**Prompt**
Print nothing but the lines from the start of the listing below through the line that contains "from matplotlib.ticker import MultipleLocator". Do not include the pictures.

**Dataset content**
○ ○ ○ ○
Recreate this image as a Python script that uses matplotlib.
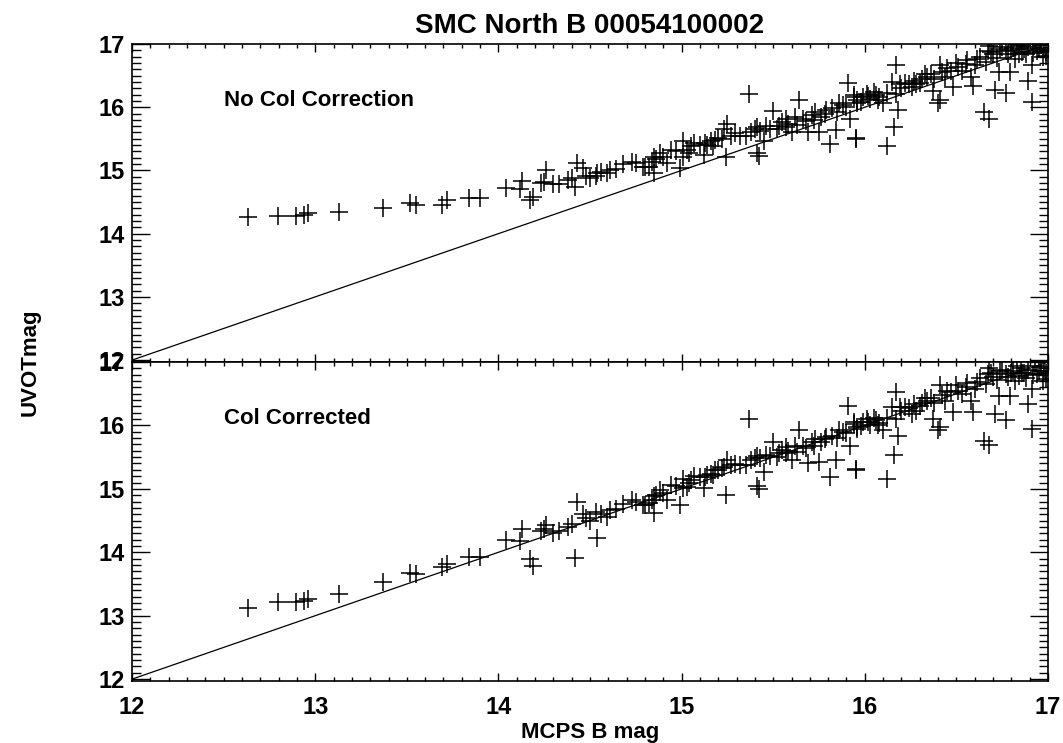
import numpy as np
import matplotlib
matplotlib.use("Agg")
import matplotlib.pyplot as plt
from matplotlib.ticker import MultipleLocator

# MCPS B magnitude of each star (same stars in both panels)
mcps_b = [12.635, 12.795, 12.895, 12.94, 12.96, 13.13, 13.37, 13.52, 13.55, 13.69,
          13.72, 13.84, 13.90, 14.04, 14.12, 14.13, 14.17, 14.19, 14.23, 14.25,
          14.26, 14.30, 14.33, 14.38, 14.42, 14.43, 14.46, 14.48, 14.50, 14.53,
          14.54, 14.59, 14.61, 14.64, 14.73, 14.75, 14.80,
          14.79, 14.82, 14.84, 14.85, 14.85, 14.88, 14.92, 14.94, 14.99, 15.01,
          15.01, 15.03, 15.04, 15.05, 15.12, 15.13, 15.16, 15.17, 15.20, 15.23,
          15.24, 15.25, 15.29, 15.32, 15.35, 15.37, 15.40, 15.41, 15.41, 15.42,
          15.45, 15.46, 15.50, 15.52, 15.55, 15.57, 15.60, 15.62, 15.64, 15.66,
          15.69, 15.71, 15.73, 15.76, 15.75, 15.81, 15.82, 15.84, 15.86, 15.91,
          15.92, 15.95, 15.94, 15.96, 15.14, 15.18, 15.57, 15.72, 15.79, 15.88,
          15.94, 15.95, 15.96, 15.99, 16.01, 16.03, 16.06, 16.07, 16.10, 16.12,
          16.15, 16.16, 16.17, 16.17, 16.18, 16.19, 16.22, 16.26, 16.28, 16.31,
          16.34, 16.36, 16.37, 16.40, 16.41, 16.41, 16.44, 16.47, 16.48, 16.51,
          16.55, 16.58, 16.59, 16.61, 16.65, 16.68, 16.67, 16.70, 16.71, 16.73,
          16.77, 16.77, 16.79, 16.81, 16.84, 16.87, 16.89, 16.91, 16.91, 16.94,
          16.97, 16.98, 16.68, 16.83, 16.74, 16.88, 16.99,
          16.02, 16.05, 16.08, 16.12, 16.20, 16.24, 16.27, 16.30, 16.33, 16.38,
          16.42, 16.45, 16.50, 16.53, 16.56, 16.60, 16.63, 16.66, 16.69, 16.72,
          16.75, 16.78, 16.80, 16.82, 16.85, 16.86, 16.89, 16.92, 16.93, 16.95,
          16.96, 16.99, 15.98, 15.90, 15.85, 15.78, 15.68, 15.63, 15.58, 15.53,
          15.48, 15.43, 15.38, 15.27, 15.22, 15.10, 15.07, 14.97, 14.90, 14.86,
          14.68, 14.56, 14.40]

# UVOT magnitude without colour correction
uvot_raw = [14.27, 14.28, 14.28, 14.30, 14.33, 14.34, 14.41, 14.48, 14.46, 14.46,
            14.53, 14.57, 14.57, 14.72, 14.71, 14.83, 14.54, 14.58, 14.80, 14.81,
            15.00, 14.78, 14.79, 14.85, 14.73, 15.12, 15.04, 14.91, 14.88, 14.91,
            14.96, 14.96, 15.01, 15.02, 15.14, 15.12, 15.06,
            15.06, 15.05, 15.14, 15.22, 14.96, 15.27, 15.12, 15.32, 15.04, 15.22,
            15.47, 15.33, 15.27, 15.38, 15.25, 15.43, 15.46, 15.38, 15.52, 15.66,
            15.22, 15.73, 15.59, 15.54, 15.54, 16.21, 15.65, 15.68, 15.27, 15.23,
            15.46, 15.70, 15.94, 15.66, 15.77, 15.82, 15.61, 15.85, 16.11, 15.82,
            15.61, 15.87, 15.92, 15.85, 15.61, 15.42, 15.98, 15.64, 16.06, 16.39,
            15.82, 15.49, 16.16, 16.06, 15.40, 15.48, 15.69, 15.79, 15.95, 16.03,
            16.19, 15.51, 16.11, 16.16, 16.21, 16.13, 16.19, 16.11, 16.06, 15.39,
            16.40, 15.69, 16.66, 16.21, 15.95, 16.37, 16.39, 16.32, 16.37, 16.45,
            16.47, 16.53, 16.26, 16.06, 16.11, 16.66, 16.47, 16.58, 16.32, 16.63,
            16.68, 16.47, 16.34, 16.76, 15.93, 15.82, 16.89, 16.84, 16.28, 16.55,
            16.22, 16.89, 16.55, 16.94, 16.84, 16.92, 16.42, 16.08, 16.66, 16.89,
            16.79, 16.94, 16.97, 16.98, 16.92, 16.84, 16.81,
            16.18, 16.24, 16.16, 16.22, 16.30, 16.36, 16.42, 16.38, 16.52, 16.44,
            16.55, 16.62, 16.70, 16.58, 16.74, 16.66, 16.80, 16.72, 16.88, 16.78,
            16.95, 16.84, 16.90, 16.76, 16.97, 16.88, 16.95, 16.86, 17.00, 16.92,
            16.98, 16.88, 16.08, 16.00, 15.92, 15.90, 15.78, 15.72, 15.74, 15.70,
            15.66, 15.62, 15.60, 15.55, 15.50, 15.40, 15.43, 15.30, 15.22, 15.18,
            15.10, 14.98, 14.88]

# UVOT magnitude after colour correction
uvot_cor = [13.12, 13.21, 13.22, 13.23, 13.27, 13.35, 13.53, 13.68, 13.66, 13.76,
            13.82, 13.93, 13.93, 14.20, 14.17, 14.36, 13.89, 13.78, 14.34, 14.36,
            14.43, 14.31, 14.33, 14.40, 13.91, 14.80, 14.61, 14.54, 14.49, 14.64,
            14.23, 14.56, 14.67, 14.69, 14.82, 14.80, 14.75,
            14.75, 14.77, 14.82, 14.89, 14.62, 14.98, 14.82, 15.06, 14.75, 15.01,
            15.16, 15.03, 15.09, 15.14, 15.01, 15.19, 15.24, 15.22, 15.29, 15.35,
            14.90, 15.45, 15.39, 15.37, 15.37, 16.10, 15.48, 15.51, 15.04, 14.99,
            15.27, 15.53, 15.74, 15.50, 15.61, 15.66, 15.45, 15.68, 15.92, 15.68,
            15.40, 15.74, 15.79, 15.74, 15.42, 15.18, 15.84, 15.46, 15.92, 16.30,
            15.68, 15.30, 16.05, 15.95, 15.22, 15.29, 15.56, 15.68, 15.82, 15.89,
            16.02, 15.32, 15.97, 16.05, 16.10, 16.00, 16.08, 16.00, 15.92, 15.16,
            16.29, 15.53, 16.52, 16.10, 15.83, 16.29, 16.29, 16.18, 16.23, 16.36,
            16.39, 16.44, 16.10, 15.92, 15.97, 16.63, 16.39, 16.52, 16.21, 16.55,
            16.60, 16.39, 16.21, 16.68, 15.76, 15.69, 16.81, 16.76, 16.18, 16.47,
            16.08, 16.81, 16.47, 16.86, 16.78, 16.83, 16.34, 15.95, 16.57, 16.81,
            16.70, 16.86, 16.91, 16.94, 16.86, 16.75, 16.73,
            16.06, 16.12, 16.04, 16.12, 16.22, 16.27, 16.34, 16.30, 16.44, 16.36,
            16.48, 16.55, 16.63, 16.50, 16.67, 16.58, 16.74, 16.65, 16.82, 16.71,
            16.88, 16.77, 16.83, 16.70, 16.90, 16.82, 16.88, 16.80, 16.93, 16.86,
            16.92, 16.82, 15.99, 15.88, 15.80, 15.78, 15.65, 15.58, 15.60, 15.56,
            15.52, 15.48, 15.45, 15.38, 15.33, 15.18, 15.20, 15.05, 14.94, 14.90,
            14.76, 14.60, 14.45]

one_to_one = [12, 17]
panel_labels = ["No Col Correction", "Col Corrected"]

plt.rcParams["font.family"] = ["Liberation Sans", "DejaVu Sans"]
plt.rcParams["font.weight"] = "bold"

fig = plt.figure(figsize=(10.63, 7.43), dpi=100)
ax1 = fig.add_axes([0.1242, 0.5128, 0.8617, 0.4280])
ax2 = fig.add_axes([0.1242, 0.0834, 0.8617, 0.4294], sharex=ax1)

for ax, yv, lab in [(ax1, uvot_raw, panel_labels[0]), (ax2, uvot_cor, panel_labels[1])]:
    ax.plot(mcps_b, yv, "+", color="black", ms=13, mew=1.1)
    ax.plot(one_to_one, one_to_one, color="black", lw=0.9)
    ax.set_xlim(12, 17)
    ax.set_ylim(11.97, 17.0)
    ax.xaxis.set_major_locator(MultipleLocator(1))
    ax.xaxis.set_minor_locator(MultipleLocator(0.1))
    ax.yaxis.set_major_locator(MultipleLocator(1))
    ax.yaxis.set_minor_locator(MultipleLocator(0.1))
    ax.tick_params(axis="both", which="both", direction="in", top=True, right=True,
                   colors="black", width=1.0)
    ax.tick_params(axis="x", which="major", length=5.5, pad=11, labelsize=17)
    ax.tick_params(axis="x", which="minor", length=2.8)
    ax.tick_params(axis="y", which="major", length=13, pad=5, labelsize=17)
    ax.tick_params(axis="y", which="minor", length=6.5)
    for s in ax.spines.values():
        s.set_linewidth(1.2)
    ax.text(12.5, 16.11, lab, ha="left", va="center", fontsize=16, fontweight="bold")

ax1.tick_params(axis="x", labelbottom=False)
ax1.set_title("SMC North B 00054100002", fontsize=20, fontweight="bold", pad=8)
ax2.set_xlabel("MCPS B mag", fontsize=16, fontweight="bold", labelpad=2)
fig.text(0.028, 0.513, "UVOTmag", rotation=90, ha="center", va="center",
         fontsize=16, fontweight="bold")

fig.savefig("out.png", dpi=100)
○ ○ ○ ○
**Result of the task**
Recreate this image as a Python script that uses matplotlib.
import numpy as np
import matplotlib
matplotlib.use("Agg")
import matplotlib.pyplot as plt
from matplotlib.ticker import MultipleLocator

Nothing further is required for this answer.